What makes the leap from a “good” manager to a great one? It’s a question many education organisations ask, especially when promoting talented staff into leadership positions. Often, we assume that capability in one role naturally translates into leadership success. But management, particularly in education, isn’t just about technical skill or institutional knowledge. It’s about people, confidence, communication, and the ability to influence and inspire.
For new and middle managers in non-teaching roles, this leap can be particularly challenging. These staff members often come from operational or administrative backgrounds, finance, HR, admissions, estates, boarding, compliance, and are essential to the smooth running of any school. Yet they’re frequently overlooked when it comes to leadership development.
This is where coaching comes in.
Why Coaching Matters for Non-Teaching Leaders
In many schools, professional development for non-teaching staff focuses on compliance or systems-based training: safeguarding, data protection, policy updates. While these are important, they don’t address the human side of leadership; how to manage conflict, give feedback, hold boundaries, or lead with confidence.
New managers often find themselves navigating tricky situations: managing former peers, juggling priorities, or communicating across departments. Without support, even the most capable individuals can feel isolated or uncertain.
Coaching provides a structured, confidential space for leaders to reflect, build self-awareness, and grow in confidence. It’s not about giving answers, it’s about helping managers find their own, rooted in the reality of their role.
What Makes Coaching Different
Unlike training, which is typically one-size-fits-all, coaching is completely tailored. It recognises that every leader brings different strengths, challenges, and aspirations to their role. For new and middle managers, coaching can:
- Build confidence in decision-making and communication
- Develop practical leadership skills for real-world situations
- Provide tools to manage time, pressure, and expectations
- Help manage upwards, as well as across and down
- Foster a mindset of continuous learning and self-development
It also creates space for leaders to explore the bigger picture, how their work contributes to the organisation’s mission, how to align their team with organisational values, and how to grow into more strategic responsibilities over time.

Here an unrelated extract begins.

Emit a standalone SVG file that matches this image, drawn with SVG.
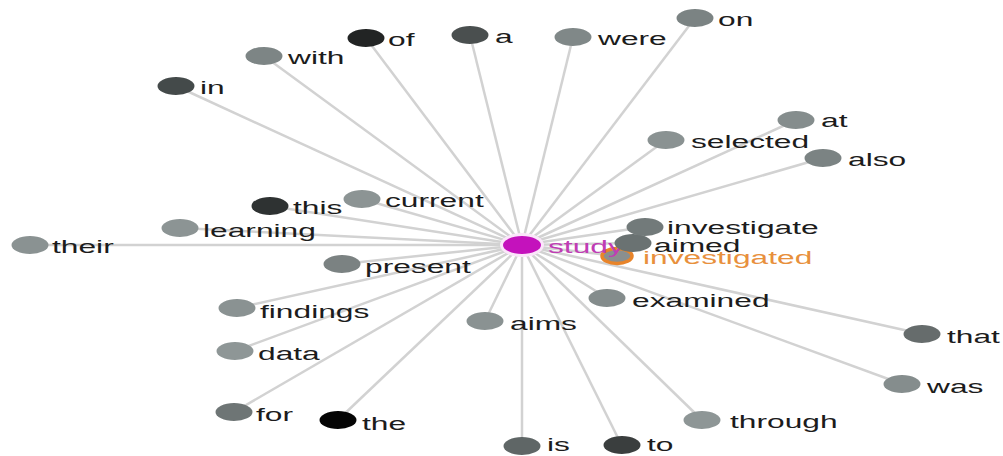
<svg xmlns="http://www.w3.org/2000/svg" width="1003" height="456" viewBox="0 0 1003 456">
<style>
.e{stroke:#d2d2d2;stroke-width:2.5;fill:none}
.n{rx:18.5px;ry:9px}
.l{font-family:"Liberation Sans",Arial,sans-serif;font-size:19px;fill:#1c1c1c}
</style>
<rect width="1003" height="456" fill="#ffffff"/>
<g id="connectors" class="e">
<line x1="522" y1="245" x2="30" y2="245"/>
<line x1="522" y1="245" x2="180" y2="228"/>
<line x1="522" y1="245" x2="270" y2="206"/>
<line x1="522" y1="245" x2="362" y2="199"/>
<line x1="522" y1="245" x2="264" y2="56"/>
<line x1="522" y1="245" x2="176" y2="86"/>
<line x1="522" y1="245" x2="366" y2="38"/>
<line x1="522" y1="245" x2="470" y2="35"/>
<line x1="522" y1="245" x2="573" y2="37"/>
<line x1="522" y1="245" x2="695" y2="18"/>
<line x1="522" y1="245" x2="666" y2="140"/>
<line x1="522" y1="245" x2="796" y2="120"/>
<line x1="522" y1="245" x2="823" y2="158"/>
<line x1="522" y1="245" x2="645" y2="227"/>
<line x1="522" y1="245" x2="633" y2="243"/>
<line x1="522" y1="245" x2="617" y2="256"/>
<line x1="522" y1="245" x2="342" y2="264"/>
<line x1="522" y1="245" x2="237" y2="308"/>
<line x1="522" y1="245" x2="235" y2="351"/>
<line x1="522" y1="245" x2="234" y2="412"/>
<line x1="522" y1="245" x2="338" y2="420"/>
<line x1="522" y1="245" x2="485" y2="321"/>
<line x1="522" y1="245" x2="607" y2="298"/>
<line x1="522" y1="245" x2="522" y2="447"/>
<line x1="522" y1="245" x2="622" y2="446"/>
<line x1="522" y1="245" x2="702" y2="420"/>
<line x1="522" y1="245" x2="902" y2="384"/>
<line x1="522" y1="245" x2="922" y2="334"/>
</g>
<g id="node-their"><ellipse class="n" cx="30" cy="245" fill="#8a9292"/><text class="l" transform="matrix(1.67,0,0,1,52,253)">their</text></g>
<g id="node-learning"><ellipse class="n" cx="180" cy="228" fill="#8c9494"/><text class="l" transform="matrix(1.67,0,0,1,203,237)">learning</text></g>
<g id="node-this"><ellipse class="n" cx="270" cy="206" fill="#2e3232"/><text class="l" transform="matrix(1.67,0,0,1,293,214)">this</text></g>
<g id="node-current"><ellipse class="n" cx="362" cy="199" fill="#8c9494"/><text class="l" transform="matrix(1.67,0,0,1,385,207)">current</text></g>
<g id="node-with"><ellipse class="n" cx="264" cy="56" fill="#7d8585"/><text class="l" transform="matrix(1.67,0,0,1,288,64)">with</text></g>
<g id="node-in"><ellipse class="n" cx="176" cy="86" fill="#444a4a"/><text class="l" transform="matrix(1.67,0,0,1,200,94)">in</text></g>
<g id="node-of"><ellipse class="n" cx="366" cy="38" fill="#222424"/><text class="l" transform="matrix(1.67,0,0,1,388,46)">of</text></g>
<g id="node-a"><ellipse class="n" cx="470" cy="35" fill="#4a4f4f"/><text class="l" transform="matrix(1.67,0,0,1,495,43)">a</text></g>
<g id="node-were"><ellipse class="n" cx="573" cy="37" fill="#808888"/><text class="l" transform="matrix(1.67,0,0,1,598,45)">were</text></g>
<g id="node-on"><ellipse class="n" cx="695" cy="18" fill="#7b8383"/><text class="l" transform="matrix(1.67,0,0,1,718,26)">on</text></g>
<g id="node-selected"><ellipse class="n" cx="666" cy="140" fill="#8a9292"/><text class="l" transform="matrix(1.67,0,0,1,691,148)">selected</text></g>
<g id="node-at"><ellipse class="n" cx="796" cy="120" fill="#858d8d"/><text class="l" transform="matrix(1.67,0,0,1,821,127)">at</text></g>
<g id="node-also"><ellipse class="n" cx="823" cy="158" fill="#7b8383"/><text class="l" transform="matrix(1.67,0,0,1,848,166)">also</text></g>
<g id="node-present"><ellipse class="n" cx="342" cy="264" fill="#7b8282"/><text class="l" transform="matrix(1.67,0,0,1,365,273)">present</text></g>
<g id="node-findings"><ellipse class="n" cx="237" cy="308" fill="#8a9292"/><text class="l" transform="matrix(1.67,0,0,1,260,318)">findings</text></g>
<g id="node-data"><ellipse class="n" cx="235" cy="351" fill="#8e9696"/><text class="l" transform="matrix(1.67,0,0,1,258,360)">data</text></g>
<g id="node-for"><ellipse class="n" cx="234" cy="412" fill="#6e7575"/><text class="l" transform="matrix(1.67,0,0,1,256,421)">for</text></g>
<g id="node-the"><ellipse class="n" cx="338" cy="420" fill="#050505"/><text class="l" transform="matrix(1.67,0,0,1,362,430)">the</text></g>
<g id="node-aims"><ellipse class="n" cx="485" cy="321" fill="#8a9292"/><text class="l" transform="matrix(1.67,0,0,1,510,330)">aims</text></g>
<g id="node-examined"><ellipse class="n" cx="607" cy="298" fill="#848c8c"/><text class="l" transform="matrix(1.67,0,0,1,632,307)">examined</text></g>
<g id="node-is"><ellipse class="n" cx="522" cy="446" fill="#5f6666"/><text class="l" transform="matrix(1.67,0,0,1,547,451)">is</text></g>
<g id="node-to"><ellipse class="n" cx="622" cy="445" fill="#3a3e3e"/><text class="l" transform="matrix(1.67,0,0,1,647,451)">to</text></g>
<g id="node-through"><ellipse class="n" cx="702" cy="420" fill="#8e9696"/><text class="l" transform="matrix(1.67,0,0,1,730,428)">through</text></g>
<g id="node-was"><ellipse class="n" cx="902" cy="384" fill="#858d8d"/><text class="l" transform="matrix(1.67,0,0,1,927,393)">was</text></g>
<g id="node-that"><ellipse class="n" cx="922" cy="334" fill="#666c6c"/><text class="l" transform="matrix(1.67,0,0,1,947,343)">that</text></g>
<g id="node-investigated"><ellipse cx="617" cy="256" rx="15" ry="7.5" fill="#8a8f8f" stroke="#e8842a" stroke-width="3.5"/><text class="l" transform="matrix(1.67,0,0,1,643,264)" style="fill:#e8903c">investigated</text></g>
<g id="node-study"><ellipse cx="522" cy="245" rx="22" ry="12" fill="#fbe6fa"/><ellipse cx="522" cy="245" rx="19" ry="9" fill="#c412bc"/><text class="l" transform="matrix(1.67,0,0,1,548,253)" style="fill:#c03cb4">study</text></g>
<g id="node-aimed"><ellipse class="n" cx="633" cy="243" fill="#6a7272"/><text class="l" transform="matrix(1.67,0,0,1,654,252)">aimed</text></g>
<g id="node-investigate"><ellipse class="n" cx="645" cy="227" fill="#727a7a"/><text class="l" transform="matrix(1.67,0,0,1,667,234)">investigate</text></g>
</svg>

Coaching in Action: Real-World Scenarios
Consider a newly promoted Facilities Manager, now responsible for a team and tasked with improving efficiency across the organisation’s estate. They’re confident technically, but unsure how to delegate or navigate difficult conversations. Through coaching, they learn to lead performance reviews with clarity and empathy, build trust with senior leaders, and create a team culture based on accountability and respect.
Or take a middle manager in Admissions, juggling parent expectations, data management, and interdepartmental coordination. Coaching supports them in setting boundaries, managing competing priorities, and influencing without formal authority, all while strengthening their own professional identity.
In each case, coaching turns theory into practice. It meets people where they are and helps them move forward with purpose.
The Ripple Effect of Great Management
Strong management is the backbone of any successful organisation. When middle managers are supported to lead well, the effects are wide-reaching. Teams become more engaged. Communication improves. Pressure on senior leaders is eased. And most importantly, the culture of the organisation becomes more consistent and resilient.
Investing in coaching for non-teaching managers also signals something powerful: that leadership is valued across the whole organisation, not just in the classroom. It reinforces the message that every team contributes to the educational experience, and that everyone deserves to grow.
What to Look for in a Coaching Programme
But not all coaching is created equal. For coaching to truly support new and middle managers in education, it should:
- Be grounded in the educational context and culture
- Focus on the specific challenges of non-teaching roles
- Blend practical tools with reflective learning
- Be confidential, developmental, and non-judgemental
- Offer flexibility to respond to the pace and pressures of school life
At The Managers Training Company our coaching is designed specifically for managers working behind the scenes in schools. We understand the nuance of these roles and the leadership demands they carry. Our coaching programmes are consultative, collaborative, and always tailored, because your people aren’t generic, and your leadership development shouldn’t be either.
From Good to Great
Great leadership isn’t about knowing all the answers. It’s about having the awareness, confidence, and mindset to lead with integrity, even when the path is unclear.
For non-teaching managers in schools, coaching offers a powerful way to make that shift from managing processes to leading people. It’s not just about getting the job done, it’s about doing it in a way that inspires trust, builds capacity, and creates positive ripple effects across the whole organisation.
Because when your managers grow, your organisation grows with them.